When Your Client Hires a New CEO | Best Sales Management & Sales Leadership
When a new CEO, COO, CIO, or CFO joins your client, your relationship may be at high risk. Smart professionals never take a client for granted, but they are particularly sensitive when there is a change in top management. In many cases, the new chief will not know you and probably will have some level of loyalty to another firm. Your key is to make life easier for the new chief.
Be Proactive
If your first reaction is to lay low, or to wait for the new chief to call you, this is the wrong approach. You should be proactive in building communication links. Your first role is to educate the new chief by reviewing the services your firm has provided the client. Show how you have had an impact on past cost savings, legal structure, business success, or other significant events. It is good insurance for you to review the past while emphasizing the reasons why you should continue.
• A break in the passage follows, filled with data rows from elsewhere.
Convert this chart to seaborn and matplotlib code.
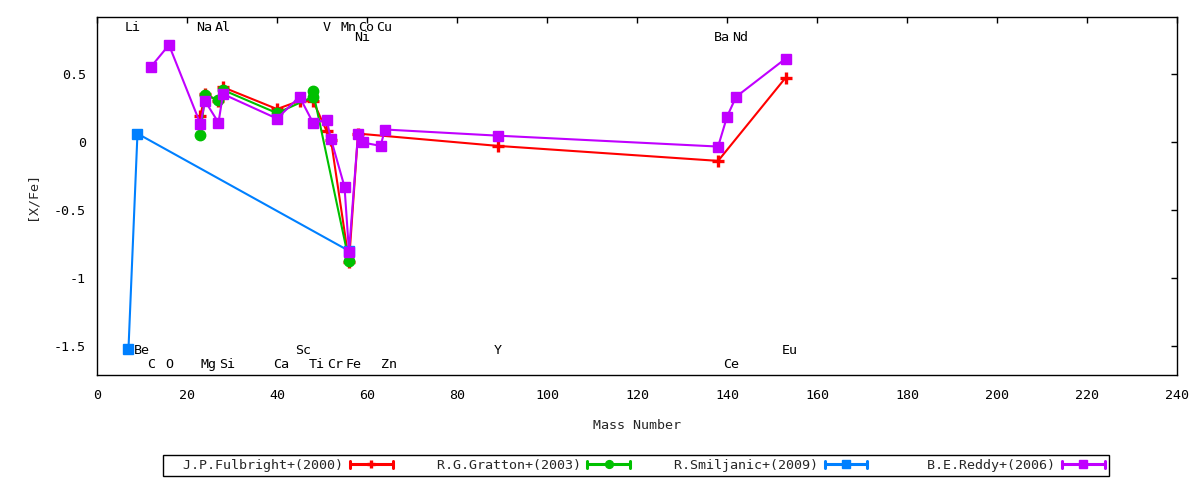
import matplotlib
matplotlib.use('Agg')
import matplotlib.pyplot as plt
from matplotlib.legend_handler import HandlerBase
from matplotlib.lines import Line2D
from matplotlib.ticker import FuncFormatter
import numpy as np
import pandas as pd
import seaborn as sns

sns.set_theme(style='white')
plt.rcParams['font.family'] = ['DejaVu Sans Mono', 'DejaVu Sans']
plt.rcParams['axes.unicode_minus'] = False

# ---- data: [X/Fe] vs mass number ----
fulbright_mass = [23, 24, 27, 28, 40, 45, 48, 51, 52, 56, 58, 89, 138, 153]
fulbright_xfe = [0.19, 0.35, 0.30, 0.40, 0.24, 0.30, 0.30, 0.08, 0.01, -0.88, 0.06, -0.03, -0.14, 0.47]

gratton_mass = [23, 24, 27, 28, 40, 48, 48, 56]
gratton_xfe = [0.05, 0.34, 0.31, 0.38, 0.21, 0.33, 0.37, -0.875]

smiljanic_mass = [7, 9, 56]
smiljanic_xfe = [-1.52, 0.06, -0.80]

reddy_mass = [12, 16, 23, 24, 27, 28, 40, 45, 48, 51, 52, 55, 56, 58, 59, 63, 64,
              89, 138, 140, 142, 153]
reddy_xfe = [0.55, 0.71, 0.13, 0.30, 0.14, 0.35, 0.17, 0.33, 0.14, 0.16, 0.02, -0.33,
             -0.81, 0.06, -0.005, -0.03, 0.09, 0.045, -0.035, 0.185, 0.33, 0.61]

series_names = ['J.P.Fulbright+(2000)', 'R.G.Gratton+(2003)',
                'R.Smiljanic+(2009)', 'B.E.Reddy+(2006)']

# element labels, one list per text row
row1_names = ['Li', 'Na', 'Al', 'V', 'Mn', 'Co', 'Cu']
row1_mass = [7, 23, 27, 51, 55, 59, 63]
row2_names = ['Ni', 'Ba', 'Nd']
row2_mass = [58, 138, 142]
row3_names = ['Be', 'Sc', 'Y', 'Eu']
row3_mass = [9, 45, 89, 153]
row4_names = ['C', 'O', 'Mg', 'Si', 'Ca', 'Ti', 'Cr', 'Fe', 'Zn', 'Ce']
row4_mass = [12, 16, 24, 28, 40, 48, 52, 56, 64, 140]
row_levels = [0.84, 0.765, -1.53, -1.635]

x_ticks = [0, 20, 40, 60, 80, 100, 120, 140, 160, 180, 200, 220, 240]
y_ticks = [-1.5, -1, -0.5, 0, 0.5]

# ---- styles ----
FS = 9.6
styles = [
    dict(color='#ff0000', marker='+', ms=8, mew=2.4),
    dict(color='#00c000', marker='o', ms=7.5, mew=1),
    dict(color='#0080ff', marker='s', ms=7, mew=1),
    dict(color='#c000ff', marker='s', ms=7.5, mew=1),
]
datasets = [(fulbright_mass, fulbright_xfe), (gratton_mass, gratton_xfe),
            (smiljanic_mass, smiljanic_xfe), (reddy_mass, reddy_xfe)]


class ErrKeyHandler(HandlerBase):
    """gnuplot-like key sample: line with end caps and the point in the middle"""
    def create_artists(self, legend, orig_handle, xdescent, ydescent,
                       width, height, fontsize, trans):
        c = orig_handle.get_color()
        y = height / 2 - ydescent
        x0, x1 = -xdescent, width - xdescent
        cap = height * 0.35
        arts = [
            Line2D([x0, x1], [y, y], color=c, lw=2.2),
            Line2D([x0, x0], [y - cap, y + cap], color=c, lw=2.2),
            Line2D([x1, x1], [y - cap, y + cap], color=c, lw=2.2),
            Line2D([(x0 + x1) / 2], [y], color=c, marker=orig_handle.get_marker(),
                   markersize=orig_handle.get_markersize() * 0.75,
                   markeredgewidth=orig_handle.get_markeredgewidth(), lw=0),
        ]
        for a in arts:
            a.set_transform(trans)
        return arts


fig = plt.figure(figsize=(12, 4.8), dpi=100)
ax = fig.add_axes([0.0808, 0.21875, 0.9002, 0.74585])

handles = []
for (m, v), st in zip(datasets, styles):
    df = pd.DataFrame({'mass': m, 'xfe': v})
    sns.lineplot(data=df, x='mass', y='xfe', ax=ax, color=st['color'],
                 marker=st['marker'], markersize=st['ms'], markeredgewidth=st['mew'],
                 markeredgecolor=st['color'], linewidth=1.5,
                 estimator=None, sort=False, legend=False)
    handles.append(Line2D([], [], color=st['color'], marker=st['marker'],
                          markersize=st['ms'], markeredgewidth=st['mew']))

# element names
for names, masses, lev in zip([row1_names, row2_names, row3_names, row4_names],
                              [row1_mass, row2_mass, row3_mass, row4_mass],
                              row_levels):
    for n, mm in zip(names, masses):
        ax.annotate(n, xy=(mm, lev), xytext=(-4, 0), textcoords='offset pixels',
                    ha='left', va='center', fontsize=FS, color='black')

ax.set_xlim(0, 240)
ax.set_ylim(-1.71, 0.915)
ax.set_xticks(x_ticks)
ax.set_yticks(y_ticks)
ax.yaxis.set_major_formatter(FuncFormatter(lambda v, _: f'{v:g}'))
ax.tick_params(direction='in', length=4.5, width=1, top=True, right=True,
               labelsize=FS, colors='black')
ax.tick_params(axis='x', pad=10)
ax.tick_params(axis='y', pad=8)
for sp in ax.spines.values():
    sp.set_color('black')
    sp.set_linewidth(1)

ax.set_xlabel('Mass Number', fontsize=FS, va='center')
ax.set_ylabel('[X/Fe]', fontsize=FS, va='center')
ax.xaxis.set_label_coords(0.5, -0.1397)
ax.yaxis.set_label_coords(-0.060, 0.5)

labels = [s.rjust(22) for s in series_names]
leg = fig.legend(handles, labels, loc='center', bbox_to_anchor=(0.53, 0.0302), ncol=4,
                 handler_map={Line2D: ErrKeyHandler()}, frameon=True, fancybox=False,
                 edgecolor='black', framealpha=1, handlelength=3.2, handletextpad=0.5,
                 columnspacing=0.9, borderpad=0.3, fontsize=FS, markerfirst=False)
leg.get_frame().set_linewidth(1)

fig.savefig('out.png', dpi=100)
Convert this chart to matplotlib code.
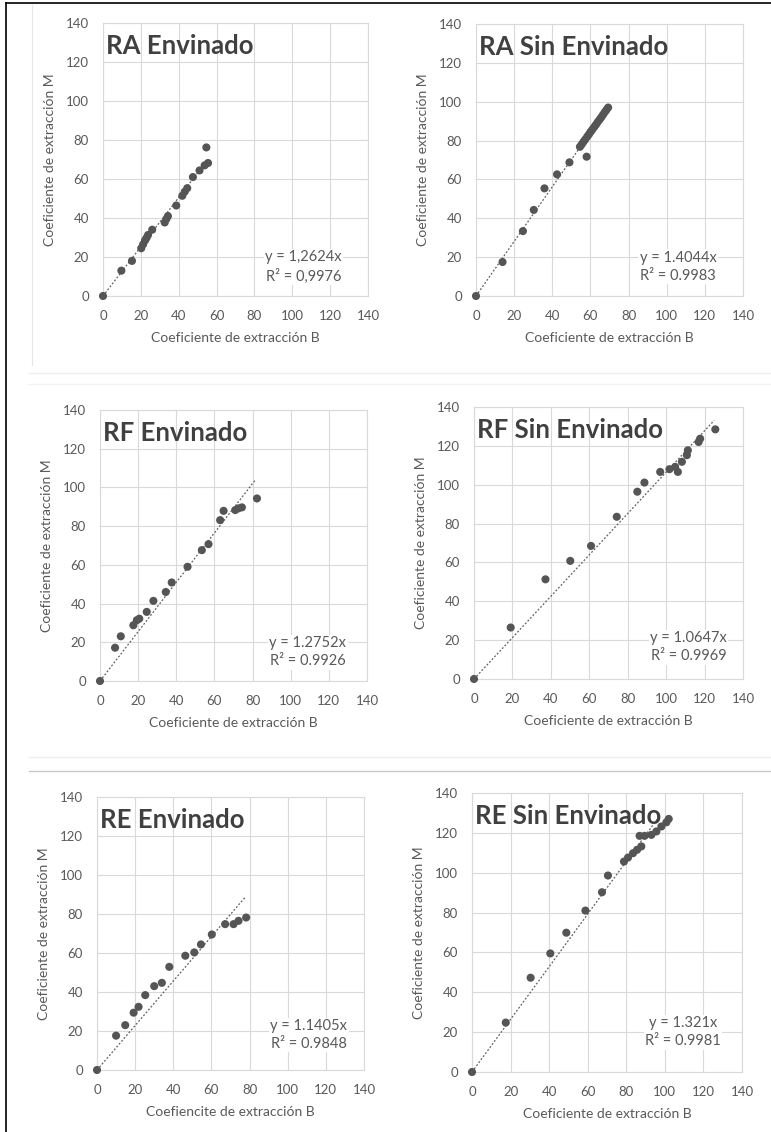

Most new chiefs will bring new ideas, new initiatives, and a new team to their new roles. Some chiefs’ approaches may be radically different from their predecessors. So, you don’t want to represent the “old way.” If you have had significant management or internal control recommendations, bring them up early in the new chief’s tenure.
Increase Communications
Professionals who have weathered management changes offer some good suggestions:
Begin to mentally prepare your next proposal to your client. If the new chief has a relationship with another professional, they are probably asking for an opportunity. You would do this if one of your best friends took over a new client.
Don’t assume that business will go on as usual. You must give more attention to the client’s personnel with whom you have worked. You may be asked to alter your services package to suit a new direction for your client. It will be better for you to be a part of this planning process, if you can engineer it.
The quickest way to alienate a newcomer is to act superior or overconfident. Treat the new chief with great respect. You must recognize the new chief’s ability and stress your wish to serve in the new environment.
When Family Members Become the Chief
The time to build relationships with family members who may become the chief is months or years before they are promoted. Often, successful CPAs have built strong relationships with the elder chief and avoided the children. Meanwhile, the children are forming their own relationships. Perhaps, now is a good time to focus attention on the sons and daughters of your client’s owners.
Conclusion
A change in leadership is a time of both danger and opportunity. If you are mentally prepared and build your relationships broadly within your client firms, you will be better positioned.